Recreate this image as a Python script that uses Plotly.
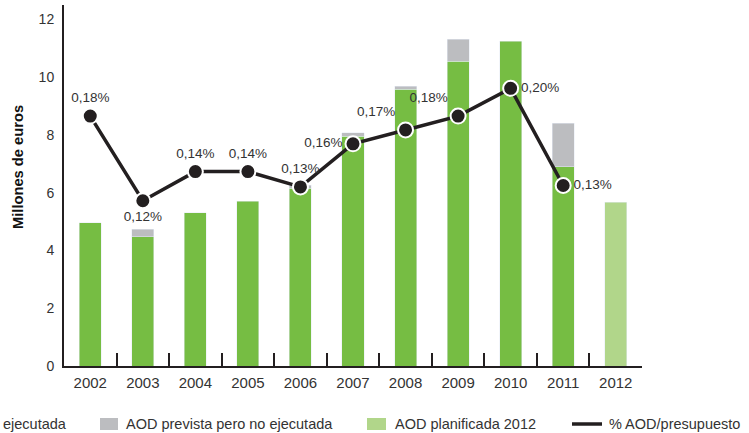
import plotly.graph_objects as go

years = ["2002", "2003", "2004", "2005", "2006", "2007", "2008", "2009", "2010", "2011", "2012"]
aod_ejecutada = [4.96, 4.47, 5.30, 5.71, 6.16, 7.96, 9.58, 10.55, 11.25, 6.90, None]
aod_no_ejecutada = [None, 0.27, None, None, 0.10, 0.11, 0.11, 0.76, None, 1.51, None]
aod_planificada = [None] * 10 + [5.67]
pct_years = years[:10]
pct_aod = [0.180, 0.119, 0.140, 0.140, 0.129, 0.160, 0.170, 0.180, 0.200, 0.130]
pct_labels = ["0,18%", "0,12%", "0,14%", "0,14%", "0,13%", "0,16%", "0,17%", "0,18%", "0,20%", "0,13%"]
pct_pos = ["top center", "bottom center", "top center", "top center", "top center",
           "middle left", "top left", "top left", "middle right", "middle right"]

GREEN = "#76bd43"
GRAY = "#bcbdc0"
LIGHT = "#b1d68a"
DARK = "#231f20"
FONT = "Liberation Sans"

fig = go.Figure()
fig.add_bar(x=years, y=aod_ejecutada, marker_color=GREEN, name="AOD ejecutada")
fig.add_bar(x=years, y=aod_no_ejecutada, marker_color=GRAY, name="AOD prevista pero no ejecutada")
fig.add_bar(x=years, y=aod_planificada, marker_color=LIGHT, name="AOD planificada 2012")
fig.add_scatter(x=pct_years, y=pct_aod, yaxis="y2", mode="lines+markers+text",
                line=dict(color=DARK, width=3.5),
                marker=dict(size=15, color=DARK, line=dict(color="white", width=2)),
                text=pct_labels, textposition=pct_pos,
                textfont=dict(family=FONT, size=13.5, color="#333"),
                name="% AOD/presupuesto", cliponaxis=False)

# legend drawn by hand: in the source the first entry runs off the left edge,
# only "ejecutada" is left of it
L, R, T, B = 64, 107, 5, 67
W, H = 749 - L - R, 433 - T - B


def px(x):
    return (x - L) / W


def py(y):
    return (433 - B - y) / H


legend_y = 424
swatches = [(100, 118, GRAY), (367, 386, LIGHT)]
for x0, x1, c in swatches:
    fig.add_shape(type="rect", xref="paper", yref="paper", x0=px(x0), x1=px(x1),
                  y0=py(430), y1=py(418), fillcolor=c, line_width=0)
fig.add_shape(type="line", xref="paper", yref="paper", x0=px(572), x1=px(602),
              y0=py(legend_y), y1=py(legend_y), line=dict(color=DARK, width=3.5))
for x, t in [(1, "ejecutada"), (124, "AOD prevista pero no ejecutada"),
             (393, "AOD planificada 2012"), (607, "% AOD/presupuesto")]:
    fig.add_annotation(xref="paper", yref="paper", x=px(x), y=py(legend_y), text=t,
                       showarrow=False, xanchor="left", yanchor="middle",
                       font=dict(family=FONT, size=14.5, color="#333"))

fig.add_annotation(xref="paper", yref="paper", x=px(18), y=py(167), text="<b>Millones de euros</b>",
                   textangle=-90, showarrow=False, xanchor="center", yanchor="middle",
                   font=dict(family=FONT, size=14.7, color="#111"))

fig.update_layout(
    width=749, height=433, barmode="stack", bargap=0.58, showlegend=False,
    plot_bgcolor="white", paper_bgcolor="white",
    margin=dict(l=L, r=R, t=T, b=B, autoexpand=False),
    font=dict(family=FONT, size=14, color="#333"),
    xaxis=dict(type="category", range=[-0.5, 10.5], showline=True, linecolor=DARK, linewidth=2,
               ticks="inside", tickson="boundaries", ticklen=13, tickwidth=2, tickcolor=DARK,
               showgrid=False, ticklabelstandoff=2, tickfont=dict(size=15, color="#333")),
    yaxis=dict(range=[0, 12.5], tickvals=[0, 2, 4, 6, 8, 10, 12], showline=True,
               linecolor=DARK, linewidth=2, showgrid=False, zeroline=False, ticks="",
               ticklabelstandoff=5, tickfont=dict(size=14, color="#333")),
    yaxis2=dict(range=[0, 0.26], overlaying="y", visible=False),
)

# page body has a default 8px margin; drop it so the figure fills the window
fig.write_html("out.html", config={"displayModeBar": False},
               post_script="document.body.style.margin='0px';")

= = = = = = =

● **What needs to be done**
Pictures stay out. Repeat only the lines from the beginning of the data through the line that has "import plotly.graph_objects as go".

● **Response below**
Recreate this image as a Python script that uses Plotly.
import plotly.graph_objects as go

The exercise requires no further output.